◆ **Source data**
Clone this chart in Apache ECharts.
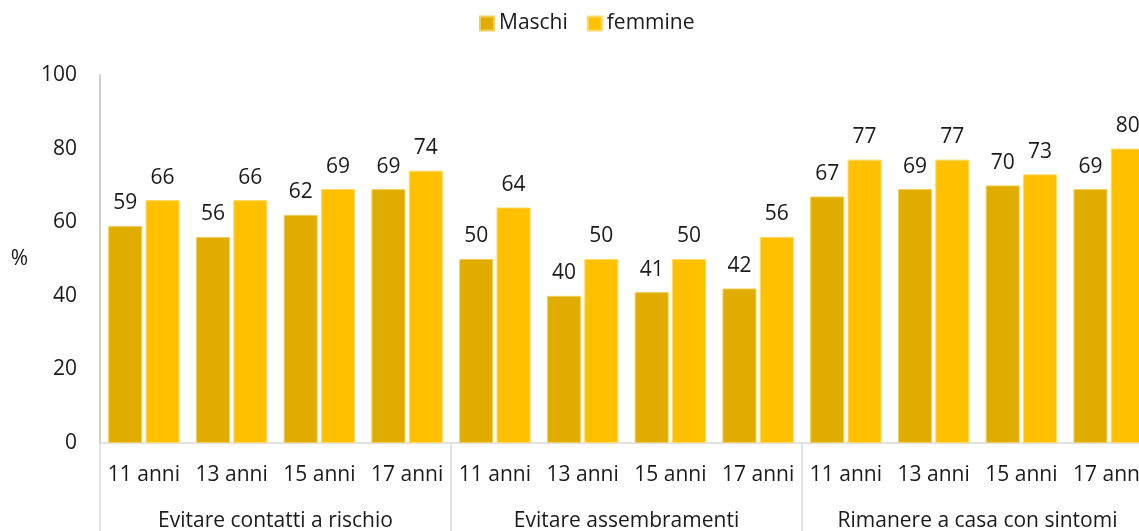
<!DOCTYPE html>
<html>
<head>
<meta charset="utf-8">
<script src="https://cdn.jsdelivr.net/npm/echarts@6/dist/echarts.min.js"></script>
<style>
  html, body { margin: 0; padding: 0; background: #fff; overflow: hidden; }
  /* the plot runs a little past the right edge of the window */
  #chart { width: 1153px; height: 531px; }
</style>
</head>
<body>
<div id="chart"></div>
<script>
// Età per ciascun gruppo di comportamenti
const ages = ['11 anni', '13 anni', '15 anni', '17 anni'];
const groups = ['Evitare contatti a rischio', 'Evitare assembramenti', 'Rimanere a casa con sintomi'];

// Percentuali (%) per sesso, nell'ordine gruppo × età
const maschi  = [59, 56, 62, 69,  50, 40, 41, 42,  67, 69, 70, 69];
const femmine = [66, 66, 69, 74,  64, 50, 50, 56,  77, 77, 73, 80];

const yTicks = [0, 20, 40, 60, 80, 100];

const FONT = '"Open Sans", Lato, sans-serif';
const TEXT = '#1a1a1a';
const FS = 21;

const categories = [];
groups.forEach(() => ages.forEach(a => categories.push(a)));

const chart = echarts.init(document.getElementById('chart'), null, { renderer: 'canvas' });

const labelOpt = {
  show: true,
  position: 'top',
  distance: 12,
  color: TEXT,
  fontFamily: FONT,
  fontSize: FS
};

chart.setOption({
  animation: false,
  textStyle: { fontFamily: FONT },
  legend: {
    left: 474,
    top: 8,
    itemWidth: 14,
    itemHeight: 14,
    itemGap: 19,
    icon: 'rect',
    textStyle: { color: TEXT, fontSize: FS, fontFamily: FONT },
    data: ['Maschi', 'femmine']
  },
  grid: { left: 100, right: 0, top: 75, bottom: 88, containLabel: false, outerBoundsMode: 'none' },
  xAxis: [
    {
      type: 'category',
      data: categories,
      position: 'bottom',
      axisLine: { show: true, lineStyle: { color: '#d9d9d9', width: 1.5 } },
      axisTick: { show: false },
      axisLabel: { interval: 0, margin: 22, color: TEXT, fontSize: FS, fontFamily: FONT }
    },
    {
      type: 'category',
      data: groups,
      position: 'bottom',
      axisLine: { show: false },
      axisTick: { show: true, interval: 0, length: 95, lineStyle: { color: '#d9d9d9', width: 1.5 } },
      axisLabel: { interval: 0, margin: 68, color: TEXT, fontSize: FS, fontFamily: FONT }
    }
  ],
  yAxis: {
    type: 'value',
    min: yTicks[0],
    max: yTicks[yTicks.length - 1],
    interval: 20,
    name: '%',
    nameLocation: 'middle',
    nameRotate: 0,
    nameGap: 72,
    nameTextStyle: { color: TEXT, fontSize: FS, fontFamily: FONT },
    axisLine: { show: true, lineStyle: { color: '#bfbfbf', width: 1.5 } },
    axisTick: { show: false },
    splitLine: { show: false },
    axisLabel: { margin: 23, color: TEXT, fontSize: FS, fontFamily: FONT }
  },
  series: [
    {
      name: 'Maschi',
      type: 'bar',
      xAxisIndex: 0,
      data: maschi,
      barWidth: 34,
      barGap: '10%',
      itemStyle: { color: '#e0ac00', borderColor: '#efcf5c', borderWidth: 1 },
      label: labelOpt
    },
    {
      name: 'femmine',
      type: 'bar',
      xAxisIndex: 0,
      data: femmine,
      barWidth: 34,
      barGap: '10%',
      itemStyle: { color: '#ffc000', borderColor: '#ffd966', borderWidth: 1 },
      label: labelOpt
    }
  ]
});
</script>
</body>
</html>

◆ **Work instructions**
Take the listing above and print it exactly, apart from the pictures.

◆ **Exercise answer**
Clone this chart in Apache ECharts.
<!DOCTYPE html>
<html>
<head>
<meta charset="utf-8">
<script src="https://cdn.jsdelivr.net/npm/echarts@6/dist/echarts.min.js"></script>
<style>
  html, body { margin: 0; padding: 0; background: #fff; overflow: hidden; }
  /* the plot runs a little past the right edge of the window */
  #chart { width: 1153px; height: 531px; }
</style>
</head>
<body>
<div id="chart"></div>
<script>
// Età per ciascun gruppo di comportamenti
const ages = ['11 anni', '13 anni', '15 anni', '17 anni'];
const groups = ['Evitare contatti a rischio', 'Evitare assembramenti', 'Rimanere a casa con sintomi'];

// Percentuali (%) per sesso, nell'ordine gruppo × età
const maschi  = [59, 56, 62, 69,  50, 40, 41, 42,  67, 69, 70, 69];
const femmine = [66, 66, 69, 74,  64, 50, 50, 56,  77, 77, 73, 80];

const yTicks = [0, 20, 40, 60, 80, 100];

const FONT = '"Open Sans", Lato, sans-serif';
const TEXT = '#1a1a1a';
const FS = 21;

const categories = [];
groups.forEach(() => ages.forEach(a => categories.push(a)));

const chart = echarts.init(document.getElementById('chart'), null, { renderer: 'canvas' });

const labelOpt = {
  show: true,
  position: 'top',
  distance: 12,
  color: TEXT,
  fontFamily: FONT,
  fontSize: FS
};

chart.setOption({
  animation: false,
  textStyle: { fontFamily: FONT },
  legend: {
    left: 474,
    top: 8,
    itemWidth: 14,
    itemHeight: 14,
    itemGap: 19,
    icon: 'rect',
    textStyle: { color: TEXT, fontSize: FS, fontFamily: FONT },
    data: ['Maschi', 'femmine']
  },
  grid: { left: 100, right: 0, top: 75, bottom: 88, containLabel: false, outerBoundsMode: 'none' },
  xAxis: [
    {
      type: 'category',
      data: categories,
      position: 'bottom',
      axisLine: { show: true, lineStyle: { color: '#d9d9d9', width: 1.5 } },
      axisTick: { show: false },
      axisLabel: { interval: 0, margin: 22, color: TEXT, fontSize: FS, fontFamily: FONT }
    },
    {
      type: 'category',
      data: groups,
      position: 'bottom',
      axisLine: { show: false },
      axisTick: { show: true, interval: 0, length: 95, lineStyle: { color: '#d9d9d9', width: 1.5 } },
      axisLabel: { interval: 0, margin: 68, color: TEXT, fontSize: FS, fontFamily: FONT }
    }
  ],
  yAxis: {
    type: 'value',
    min: yTicks[0],
    max: yTicks[yTicks.length - 1],
    interval: 20,
    name: '%',
    nameLocation: 'middle',
    nameRotate: 0,
    nameGap: 72,
    nameTextStyle: { color: TEXT, fontSize: FS, fontFamily: FONT },
    axisLine: { show: true, lineStyle: { color: '#bfbfbf', width: 1.5 } },
    axisTick: { show: false },
    splitLine: { show: false },
    axisLabel: { margin: 23, color: TEXT, fontSize: FS, fontFamily: FONT }
  },
  series: [
    {
      name: 'Maschi',
      type: 'bar',
      xAxisIndex: 0,
      data: maschi,
      barWidth: 34,
      barGap: '10%',
      itemStyle: { color: '#e0ac00', borderColor: '#efcf5c', borderWidth: 1 },
      label: labelOpt
    },
    {
      name: 'femmine',
      type: 'bar',
      xAxisIndex: 0,
      data: femmine,
      barWidth: 34,
      barGap: '10%',
      itemStyle: { color: '#ffc000', borderColor: '#ffd966', borderWidth: 1 },
      label: labelOpt
    }
  ]
});
</script>
</body>
</html>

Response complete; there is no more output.